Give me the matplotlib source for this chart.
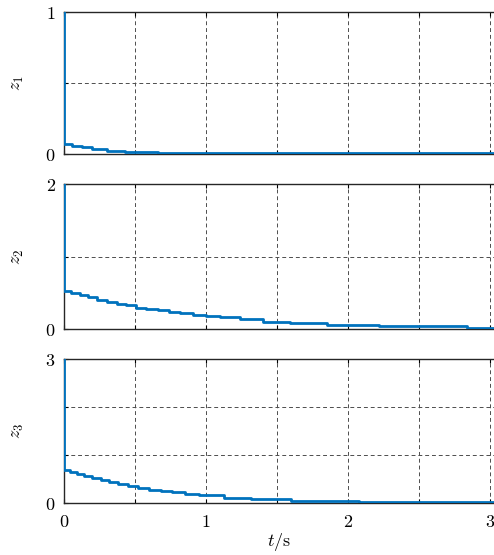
import numpy as np
import matplotlib
matplotlib.use("Agg")
import matplotlib.pyplot as plt

plt.rcParams['mathtext.fontset'] = 'cm'
plt.rcParams['font.family'] = 'DejaVu Serif'

# sample-and-hold values (t in s)
t1 = [0, 0, 0.054, 0.125, 0.195, 0.30, 0.43, 0.66, 3.05]
z1 = [1, 0.07, 0.058, 0.047, 0.035, 0.023, 0.012, 0.004, 0.004]

t2 = [0, 0, 0.05, 0.11, 0.17, 0.23, 0.30, 0.37, 0.44, 0.51, 0.58, 0.66, 0.74,
      0.82, 0.91, 1.00, 1.10, 1.24, 1.40, 1.59, 1.85, 2.22, 2.84, 3.05]
z2 = [2, 0.53, 0.50, 0.47, 0.44, 0.41, 0.38, 0.35, 0.33, 0.30, 0.28, 0.26, 0.24,
      0.22, 0.20, 0.185, 0.17, 0.14, 0.105, 0.083, 0.06, 0.045, 0.022, 0.022]

t3 = [0, 0, 0.04, 0.09, 0.14, 0.20, 0.26, 0.32, 0.38, 0.45, 0.52, 0.60, 0.68,
      0.76, 0.85, 0.95, 1.13, 1.32, 1.60, 2.08, 3.05]
z3 = [3, 0.69, 0.64, 0.60, 0.56, 0.52, 0.48, 0.44, 0.40, 0.36, 0.32, 0.28, 0.25,
      0.22, 0.19, 0.16, 0.11, 0.083, 0.048, 0.012, 0.012]

x_ticks = [0, 0.5, 1, 1.5, 2, 2.5, 3]
x_labels = ['$0$', '', '$1$', '', '$2$', '', '$3$']

panels = [
    (t1, z1, [0, 0.5, 1], ['$0$', '', '$1$'], '$z_1$', [0.1296, 0.7225, 0.8704, 0.2559]),
    (t2, z2, [0, 1, 2], ['$0$', '', '$2$'], '$z_2$', [0.1296, 0.4067, 0.8704, 0.2613]),
    (t3, z3, [0, 1, 2, 3], ['$0$', '', '', '$3$'], '$z_3$', [0.1296, 0.0937, 0.8704, 0.2595]),
]

fig = plt.figure(figsize=(4.94, 5.55), dpi=100)

for i, (t, z, yt, yl, lab, pos) in enumerate(panels):
    ax = fig.add_axes(pos)
    ax.step(t, z, where='post', color='#0072BD', lw=2, zorder=3)
    ax.set_xlim(0, 3.03)
    ax.set_ylim(yt[0], yt[-1])
    ax.set_xticks(x_ticks)
    ax.set_yticks(yt)
    ax.set_yticklabels(yl)
    if i == 2:
        ax.set_xticklabels(x_labels)
        ax.set_xlabel(r'$t/\mathrm{s}$', fontsize=13, labelpad=0)
    else:
        ax.set_xticklabels([])
    ax.set_ylabel(lab, fontsize=13, labelpad=14)
    ax.grid(True, color='0.3', lw=0.7, ls=(0, (4, 3)))
    ax.tick_params(direction='in', length=3, width=0.8, labelsize=13,
                   top=True, colors='black', pad=6)
    ax.tick_params(axis='x', pad=7)
    ax.spines['right'].set_visible(False)
    for s in ['left', 'top', 'bottom']:
        ax.spines[s].set_linewidth(1.0)
        ax.spines[s].set_color('#262626')

fig.savefig('out.png', dpi=100)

---*---

- **REQUIREMENTS**: Each line from the top of the material through the line containing "plt.rcParams['font.family'] = 'DejaVu Serif'" should be reproduced exactly; please drop any images.

- **ANSWER TO THE TASK**:
Give me the matplotlib source for this chart.
import numpy as np
import matplotlib
matplotlib.use("Agg")
import matplotlib.pyplot as plt

plt.rcParams['mathtext.fontset'] = 'cm'
plt.rcParams['font.family'] = 'DejaVu Serif'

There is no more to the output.